Despite having a very low level of education himself, Mr Ning was selected in 2003 by the school board and elders of his village to become a community teacher and received training through CARE’s HCEP program. This program establishes community-run primary schools and provides a bilingual approach to education, to ensure preservation of local languages as well as opportunities to access government education in the national language (Khmer).
As part of this, a Teacher Training program enables local teachers to teach the children in their village and the surrounding communities. This means that children are taught by people they know and respect, such as Mr Ning, while gaining a good education. CARE also has early childhood education programs so that girls who have the responsibilities of looking after children are able to attend class at primary school.
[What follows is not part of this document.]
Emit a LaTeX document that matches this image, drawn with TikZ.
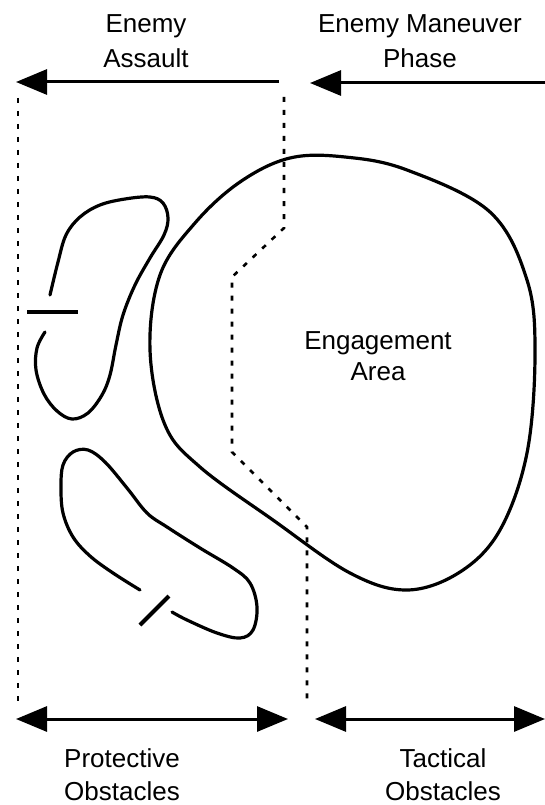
\documentclass[tikz,border=0pt]{standalone}
\usepackage{fontspec}
\setmainfont{Liberation Sans}
\usetikzlibrary{arrows.meta}
\begin{document}
\begin{tikzpicture}[x=1pt,y=-1pt,
  lbl/.style={align=center,anchor=base,inner sep=0pt,font=\fontsize{26}{35}\selectfont},
  phase/.style={line width=3pt,-{Triangle[length=31pt,width=25pt]}},
  span/.style={line width=3pt,{Triangle[length=31pt,width=25pt]}-{Triangle[length=31pt,width=25pt]}},
  bound/.style={line width=2.6pt,dash pattern=on 5pt off 8pt},
  obst/.style={line width=3.2pt,line cap=round,line join=round},
  gap/.style={line width=3.5pt}]
\useasboundingbox (0,0) rectangle (545,805);
% labels (anchor = baseline of last line)
\node[lbl] (ea) at (146,68) {Enemy\\Assault};
\node[lbl] (emp) at (420,68) {Enemy Maneuver\\Phase};
\node[lbl,font=\fontsize{26}{31}\selectfont] (eng) at (378,380) {Engagement\\Area};
\node[lbl,font=\fontsize{26}{33}\selectfont] (po) at (122,800) {Protective\\Obstacles};
\node[lbl,font=\fontsize{26}{33}\selectfont] (to) at (443,800) {Tactical\\Obstacles};
% phase arrows
\coordinate (a1s) at (279,82);
\coordinate (a1e) at (16,82);
\coordinate (a2s) at (545,83);
\coordinate (a2e) at (310,83);
\draw[phase] (a1s) -- (a1e);
\draw[phase] (a2s) -- (a2e);
% span arrows
\coordinate (b1s) at (16,719);
\coordinate (b1e) at (288,719);
\coordinate (b2s) at (315,719);
\coordinate (b2e) at (545,719);
\draw[span] (b1s) -- (b1e);
\draw[span] (b2s) -- (b2e);
% boundaries
\draw[bound] (18,98) -- (18,702);
\draw[bound] (284,97) -- (284,228) -- (232,277) -- (232,452) -- (307,527) -- (307,700);
% engagement area
\draw[obst] plot[smooth cycle,tension=0.6] coordinates {
 (290,158) (345,157) (407,170) (490,212) (527,280) (535,353) (527,453)
 (500,530) (460,572) (407,590) (350,573) (273,520) (200,467)
 (165,425) (150,350) (160,275) (195,223) (240,182)};
% upper protective obstacle
\draw[obst] plot[smooth,tension=0.6] coordinates {
 (50,295) (58,262) (66,235) (80,217) (100,205) (125,199) (150,197)
 (163,203) (168,218) (164,235) (150,258) (135,285) (123,315)
 (116,345) (110,375) (102,395) (88,413) (72,419) (57,411) (44,394)
 (36,370) (37,348) (45,332)};
\draw[gap] (27,312) -- (78,312);
% lower protective obstacle
\draw[obst] plot[smooth,tension=0.6] coordinates {
 (140,590) (113,573) (90,556) (73,537) (63,513) (61,487) (63,465)
 (73,452) (88,450) (105,462) (127,488) (147,513) (167,527) (200,548)
 (233,568) (250,583) (257,607) (253,630) (240,638) (217,633)
 (187,620) (172,612)};
\draw[gap,line width=4pt] (140,625) -- (169,596);
\end{tikzpicture}
\end{document}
Although the life of a community teacher may seem straightforward, Mr Ning and other teachers make a huge impact - working to change the future for children in indigenous communities, especially girls. ‘In my opinion, working as a teacher is good, since we can educate our children for our village and our community,’ says Mr Ning.
Primary school enrollment and attendance have increased substantially in since the start of the HCEP program. Many primary school graduates now attend high school in the district town and a few have even finished teacher training college in a neighboring province. Mr Ning credits education with opening new doors for him and for his village.